## START RECORDS TO USE

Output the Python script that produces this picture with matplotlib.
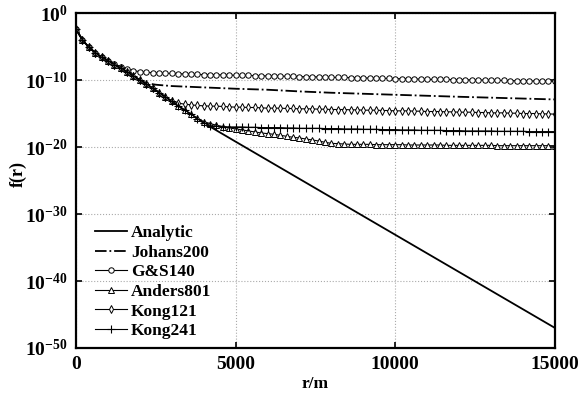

## END RECORDS TO USE
## START RECORDS TO USE

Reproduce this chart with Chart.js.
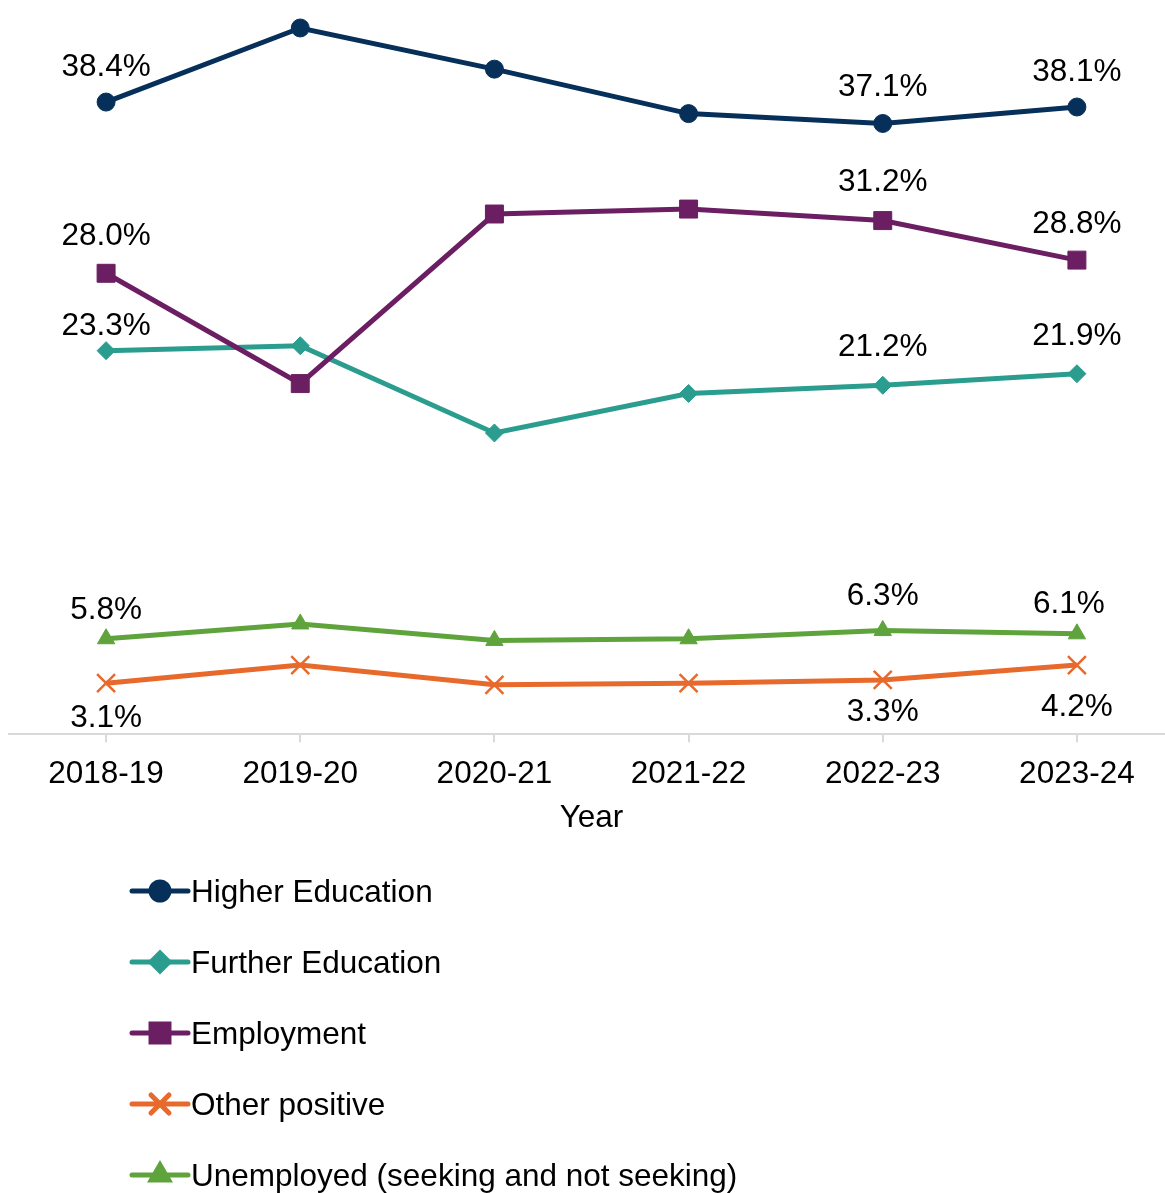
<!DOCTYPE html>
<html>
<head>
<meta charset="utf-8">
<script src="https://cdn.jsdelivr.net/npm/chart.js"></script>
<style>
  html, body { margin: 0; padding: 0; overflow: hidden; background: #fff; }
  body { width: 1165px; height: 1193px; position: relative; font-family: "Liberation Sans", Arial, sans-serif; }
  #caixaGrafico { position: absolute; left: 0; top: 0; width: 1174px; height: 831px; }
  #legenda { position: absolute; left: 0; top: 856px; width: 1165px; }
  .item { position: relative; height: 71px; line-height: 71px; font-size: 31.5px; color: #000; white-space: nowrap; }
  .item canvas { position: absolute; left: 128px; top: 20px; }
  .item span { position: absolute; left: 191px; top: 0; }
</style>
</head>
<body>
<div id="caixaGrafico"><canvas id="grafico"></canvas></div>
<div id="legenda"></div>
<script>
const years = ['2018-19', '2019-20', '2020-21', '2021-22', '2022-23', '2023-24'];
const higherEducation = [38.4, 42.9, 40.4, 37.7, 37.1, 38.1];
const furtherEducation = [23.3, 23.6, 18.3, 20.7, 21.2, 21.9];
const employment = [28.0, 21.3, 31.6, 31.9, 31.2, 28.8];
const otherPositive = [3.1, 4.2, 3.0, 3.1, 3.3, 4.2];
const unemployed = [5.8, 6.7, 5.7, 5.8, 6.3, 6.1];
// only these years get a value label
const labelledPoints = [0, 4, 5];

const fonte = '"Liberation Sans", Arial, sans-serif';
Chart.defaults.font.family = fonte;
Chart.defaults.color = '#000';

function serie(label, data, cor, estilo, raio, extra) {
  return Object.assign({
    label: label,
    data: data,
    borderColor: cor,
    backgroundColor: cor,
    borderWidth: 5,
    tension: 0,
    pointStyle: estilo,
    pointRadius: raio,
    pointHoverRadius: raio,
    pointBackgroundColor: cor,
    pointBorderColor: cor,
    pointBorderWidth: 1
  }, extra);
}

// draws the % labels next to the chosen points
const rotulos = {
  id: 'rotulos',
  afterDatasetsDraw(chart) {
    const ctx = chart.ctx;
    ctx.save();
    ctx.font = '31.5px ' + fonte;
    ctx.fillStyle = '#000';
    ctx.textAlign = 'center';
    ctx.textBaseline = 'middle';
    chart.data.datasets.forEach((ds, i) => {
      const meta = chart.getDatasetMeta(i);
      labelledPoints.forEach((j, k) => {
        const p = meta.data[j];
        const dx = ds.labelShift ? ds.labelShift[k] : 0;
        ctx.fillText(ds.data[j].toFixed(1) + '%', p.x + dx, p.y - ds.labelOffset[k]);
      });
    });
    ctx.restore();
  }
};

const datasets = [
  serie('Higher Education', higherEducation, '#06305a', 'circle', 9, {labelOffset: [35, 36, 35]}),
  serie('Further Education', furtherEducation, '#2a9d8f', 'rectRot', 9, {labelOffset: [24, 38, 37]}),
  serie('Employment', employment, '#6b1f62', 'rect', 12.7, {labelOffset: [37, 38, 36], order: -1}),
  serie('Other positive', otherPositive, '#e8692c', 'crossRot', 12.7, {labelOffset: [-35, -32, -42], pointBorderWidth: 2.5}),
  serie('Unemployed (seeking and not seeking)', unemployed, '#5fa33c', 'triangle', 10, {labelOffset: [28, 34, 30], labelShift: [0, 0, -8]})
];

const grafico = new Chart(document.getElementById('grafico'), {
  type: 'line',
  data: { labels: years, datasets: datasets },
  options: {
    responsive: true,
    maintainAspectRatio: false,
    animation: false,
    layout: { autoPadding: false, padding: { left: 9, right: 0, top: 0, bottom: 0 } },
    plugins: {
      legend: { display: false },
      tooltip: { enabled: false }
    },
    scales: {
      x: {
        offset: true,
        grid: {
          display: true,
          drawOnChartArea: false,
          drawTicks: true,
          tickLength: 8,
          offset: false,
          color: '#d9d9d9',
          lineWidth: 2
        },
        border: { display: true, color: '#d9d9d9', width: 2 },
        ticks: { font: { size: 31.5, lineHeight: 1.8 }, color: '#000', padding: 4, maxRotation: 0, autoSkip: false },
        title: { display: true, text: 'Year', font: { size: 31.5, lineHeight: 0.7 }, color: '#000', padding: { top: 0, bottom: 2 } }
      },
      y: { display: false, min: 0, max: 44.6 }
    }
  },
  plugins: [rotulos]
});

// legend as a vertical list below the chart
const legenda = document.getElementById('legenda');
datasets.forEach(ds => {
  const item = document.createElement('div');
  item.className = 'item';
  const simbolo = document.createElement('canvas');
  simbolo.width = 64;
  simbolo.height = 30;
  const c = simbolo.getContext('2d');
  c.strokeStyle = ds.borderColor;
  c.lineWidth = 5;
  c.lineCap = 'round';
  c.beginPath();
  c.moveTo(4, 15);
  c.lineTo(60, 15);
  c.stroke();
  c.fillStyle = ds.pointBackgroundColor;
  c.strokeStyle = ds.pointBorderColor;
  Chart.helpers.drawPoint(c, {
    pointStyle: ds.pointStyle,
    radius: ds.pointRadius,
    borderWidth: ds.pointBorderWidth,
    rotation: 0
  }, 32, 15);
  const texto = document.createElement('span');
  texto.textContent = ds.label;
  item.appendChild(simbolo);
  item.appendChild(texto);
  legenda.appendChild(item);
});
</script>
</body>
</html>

## END RECORDS TO USE
## START RECORDS TO USE

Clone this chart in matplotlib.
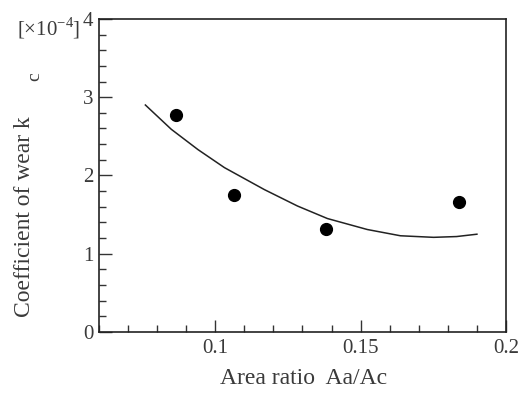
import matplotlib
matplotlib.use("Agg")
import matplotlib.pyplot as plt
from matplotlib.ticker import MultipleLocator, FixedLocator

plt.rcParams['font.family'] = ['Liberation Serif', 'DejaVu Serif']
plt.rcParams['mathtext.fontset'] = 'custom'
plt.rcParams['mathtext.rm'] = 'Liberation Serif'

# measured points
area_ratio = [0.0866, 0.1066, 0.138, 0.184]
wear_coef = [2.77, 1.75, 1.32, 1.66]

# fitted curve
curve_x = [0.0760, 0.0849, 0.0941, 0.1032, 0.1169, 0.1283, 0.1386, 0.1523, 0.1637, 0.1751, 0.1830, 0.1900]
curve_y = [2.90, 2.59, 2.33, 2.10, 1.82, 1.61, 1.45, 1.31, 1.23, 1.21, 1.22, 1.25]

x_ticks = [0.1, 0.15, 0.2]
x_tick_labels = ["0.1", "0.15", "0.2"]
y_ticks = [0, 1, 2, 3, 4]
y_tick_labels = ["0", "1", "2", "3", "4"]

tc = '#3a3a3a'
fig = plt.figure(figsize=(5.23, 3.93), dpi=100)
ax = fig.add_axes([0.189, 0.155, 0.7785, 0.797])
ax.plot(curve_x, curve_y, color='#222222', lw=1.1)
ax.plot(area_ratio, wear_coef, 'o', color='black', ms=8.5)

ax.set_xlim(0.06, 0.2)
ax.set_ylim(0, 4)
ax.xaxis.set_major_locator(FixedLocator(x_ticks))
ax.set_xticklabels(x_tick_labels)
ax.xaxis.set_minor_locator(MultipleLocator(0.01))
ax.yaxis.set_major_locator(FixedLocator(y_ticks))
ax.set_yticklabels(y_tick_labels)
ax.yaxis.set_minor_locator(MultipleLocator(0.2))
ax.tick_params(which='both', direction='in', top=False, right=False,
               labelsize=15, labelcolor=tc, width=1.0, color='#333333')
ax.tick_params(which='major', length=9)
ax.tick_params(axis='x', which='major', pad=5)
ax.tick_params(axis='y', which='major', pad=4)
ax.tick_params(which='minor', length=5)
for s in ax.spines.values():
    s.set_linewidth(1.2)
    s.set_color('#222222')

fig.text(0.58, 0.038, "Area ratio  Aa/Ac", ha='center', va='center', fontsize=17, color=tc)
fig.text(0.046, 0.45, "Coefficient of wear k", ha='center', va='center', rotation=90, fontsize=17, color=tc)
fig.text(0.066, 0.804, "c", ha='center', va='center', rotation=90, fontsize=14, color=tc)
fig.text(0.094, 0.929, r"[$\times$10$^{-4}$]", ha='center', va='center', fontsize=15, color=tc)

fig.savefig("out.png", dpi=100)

## END RECORDS TO USE

▶ _WRITTEN TASK_:
Each line that holds the word "this" should be extracted from the records.

▶ _FULL SOLUTION_:
Output the Python script that produces this picture with matplotlib.
Reproduce this chart with Chart.js.
Clone this chart in matplotlib.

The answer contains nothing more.